Compare Sheen’s #tigerblood approach to that of the Tiger Mother, Amy Chua.  Chua used relentless criticism on her children to drill them into technical mastery of academics and musical performance.  Her kids achieved by her metrics, though felt terrible about their perceived failures. She then cleverly tapped into America’s faltering confidence in the face of rising Chinese competition to drive an incredible volume of analysis and publicity for her book on the Tiger Mother approach to parenting.  The most telling quote is from Elizabeth Kolbert’s analysis in the New Yorker

Just about the only category in which American students outperform the competition is self-regard. Researchers at the Brookings Institution, in one of their frequent studies of education policy, compared students’ assessments of their abilities in math with their scores on a standardized test. Nearly forty per cent of American eighth graders agreed “a lot” with the statement “I usually do well in mathematics,” even though only seven per cent of American students actually got enough correct answers on the test to qualify as advanced. Among Singaporean students, eighteen per cent said they usually did well in math; forty-four per cent qualified as advanced.

Implicit in this quote is that academic achievement is of greater value than self-regard.  But as Larry Summers pointed out to Chua at Davos

Which two freshmen at Harvard have arguably been most transformative of the world in the last 25 years?  You can make a reasonable case for Bill Gates and Mark Zuckerberg, neither of whom graduated.

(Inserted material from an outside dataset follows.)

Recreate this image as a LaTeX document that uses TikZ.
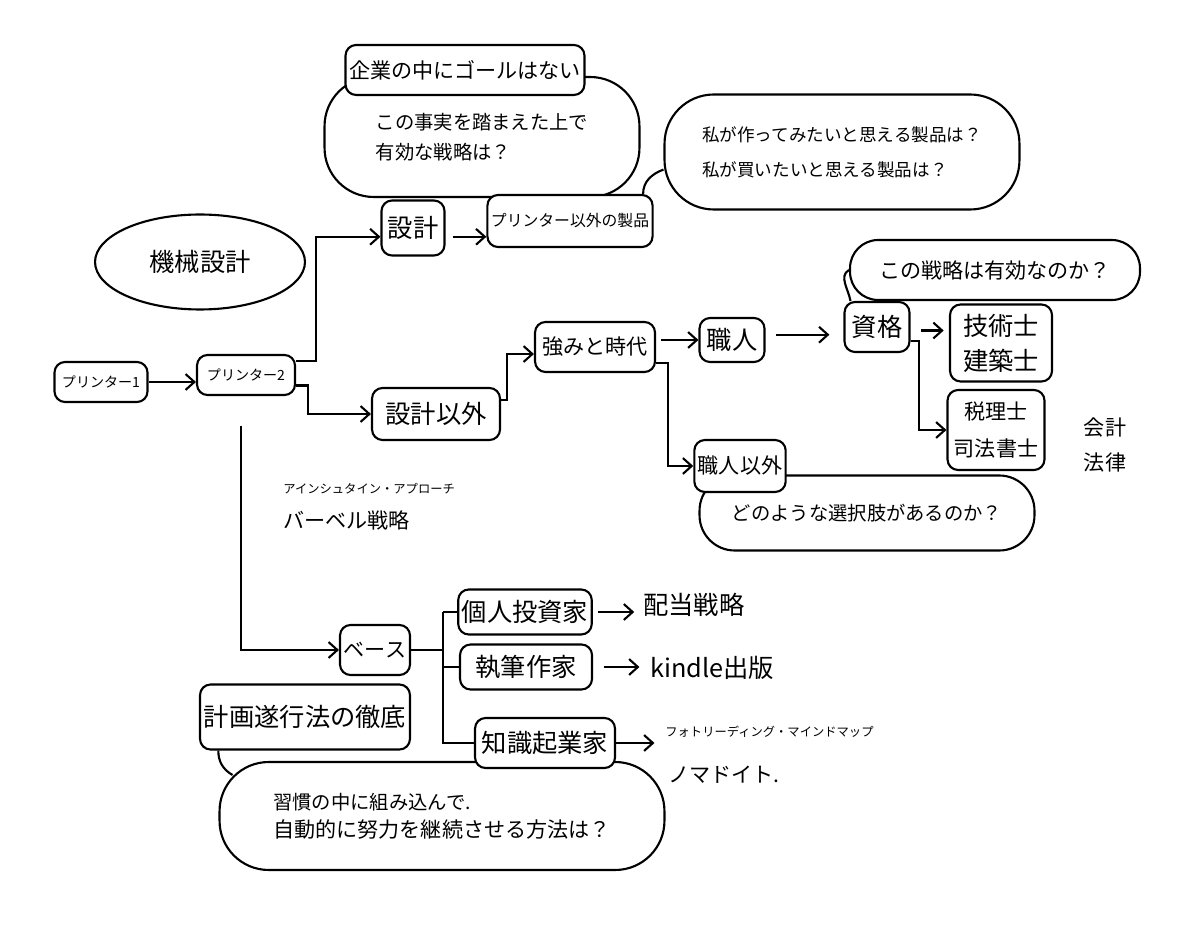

Both of these people had extreme self-confidence, though also significant intellectual candlepower. Charlie can’t match on the brains front, but he possesses a certain charisma that is perhaps the Hollywood equivalent of book smarts.

The real fascination with Charlie Sheen saga is what it says about the role of confidence in society. Sheen represents an extreme test case to the question, “Is confidence the key to success?”